Arnold Jackson

Personal information
- Full name: Arnold Kenneth Jackson
- Born: 23 June 1903 Edgbaston, Warwickshire, England
- Died: 31 May 1971 (aged 67) Halstenbek, Schleswig-Holstein, West Germany
- Batting: Right-handed
- Bowling: Right-arm fast-medium

Domestic team information
- 1928–1931: Warwickshire

Career statistics
| Competition | First-class |
| Matches | 2 |
| Runs scored | 5 |
| Batting average | 5.00 |
| 100s/50s | –/– |
| Top score | 3* |
| Balls bowled | 90 |
| Wickets | – |
| Bowling average | – |
| 5 wickets in innings | – |
| 10 wickets in match | – |
| Best bowling | – |
| Catches/stumpings | –/– |
- Source: Cricinfo, 28 December 2011

= Arnold Jackson (cricketer) =

English cricketer (1903–1971)

Arnold Kenneth Jackson (21 June 1903 - 31 May 1971) was an English cricketer. Jackson was a right-handed batsman who bowled right-arm fast-medium. He was born at Edgbaston, Warwickshire.

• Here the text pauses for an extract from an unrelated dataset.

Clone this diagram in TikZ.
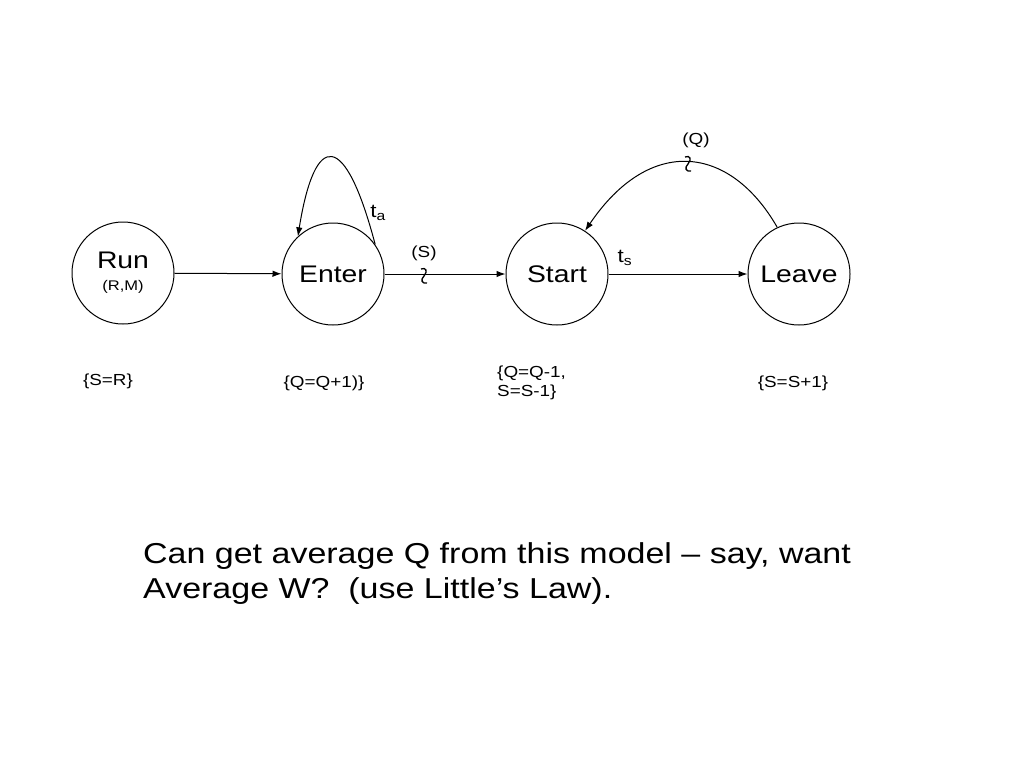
\documentclass[tikz,border=0pt]{standalone}
\usepackage{fontspec}
\setmainfont[FakeStretch=1.18]{Liberation Sans}
\usetikzlibrary{arrows.meta}
\begin{document}
\begin{tikzpicture}[x=1pt,y=-1pt,
  state/.style={circle,draw,line width=1pt,minimum size=102pt,inner sep=0pt,font=\fontsize{24}{26}\selectfont,align=center},
  arr/.style={line width=1pt,-{Latex[length=9pt,width=6.5pt]}},
  note/.style={font=\fontsize{16}{19}\selectfont,inner sep=0pt},
  lbl/.style={font=\fontsize{19}{21}\selectfont,inner sep=0pt},
  squig/.style={line width=1.3pt}]
\useasboundingbox (0,0) rectangle (1024,768);
\node[state] (run) at (123,273) {\raisebox{-4pt}{Run}\\[-4pt]{\fontsize{14}{16}\selectfont\raisebox{-4pt}{(R,M)}}};
\node[state] (enter) at (333,274) {Enter};
\node[state] (start) at (557,274) {Start};
\node[state] (leave) at (799,274) {Leave};

\draw[arr] (run) -- (enter);
\draw[arr] (enter) -- (start);
\draw[arr] (start) -- (leave);
\draw[arr] (enter.35) .. controls (345,130) and (315,130) .. (enter.133);
\draw[arr] (leave.115) .. controls (730,145) and (650,135) .. (start.57);

\coordinate (sq1) at (424,276);
\coordinate (sq2) at (688,164);
\draw[squig] ([shift={(-3,-7)}]sq1) .. controls ([shift={(2,-9)}]sq1) and ([shift={(4,-5)}]sq1) .. (sq1) .. controls ([shift={(-4,4)}]sq1) and ([shift={(-2,8)}]sq1) .. ([shift={(3,7)}]sq1);
\draw[squig] ([shift={(-3,-7)}]sq2) .. controls ([shift={(2,-9)}]sq2) and ([shift={(4,-5)}]sq2) .. (sq2) .. controls ([shift={(-4,4)}]sq2) and ([shift={(-2,8)}]sq2) .. ([shift={(3,7)}]sq2);

\node[lbl] (ta) at (378,213) {t\textsubscript{a}};
\node[lbl] (ts) at (625,258) {t\textsubscript{s}};
\node[note] (S) at (424,253) {(S)};
\node[note] (Q) at (696,140) {(Q)};

\node[note] (n1) at (108,381) {\{S=R\}};
\node[note] (n2) at (324,383) {\{Q=Q+1)\}};
\node[note,align=left,anchor=west] (n3) at (497,383) {\{Q=Q-1,\\S=S-1\}};
\node[note] (n4) at (793,383) {\{S=S+1\}};

\node[font=\fontsize{28.8}{35}\selectfont,align=left,anchor=north west,inner sep=0pt] (txt) at (143,542) {Can get average Q from this model -- say, want\\Average W?\ \ (use Little’s Law).};
\end{tikzpicture}
\end{document}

Jackson made two first-class appearances for Warwickshire against Nottinghamshire at Trent Bridge, Nottingham in 1928, and Kent at the Mitchells and Butlers' Ground, Birmingham in 1931. Jackson had little success in these two matches, scoring a total of 5 runs and bowling a total of fifteen wicketless overs.

He died at Halstenbek, Schleswig-Holstein, West Germany on 31 May 1971.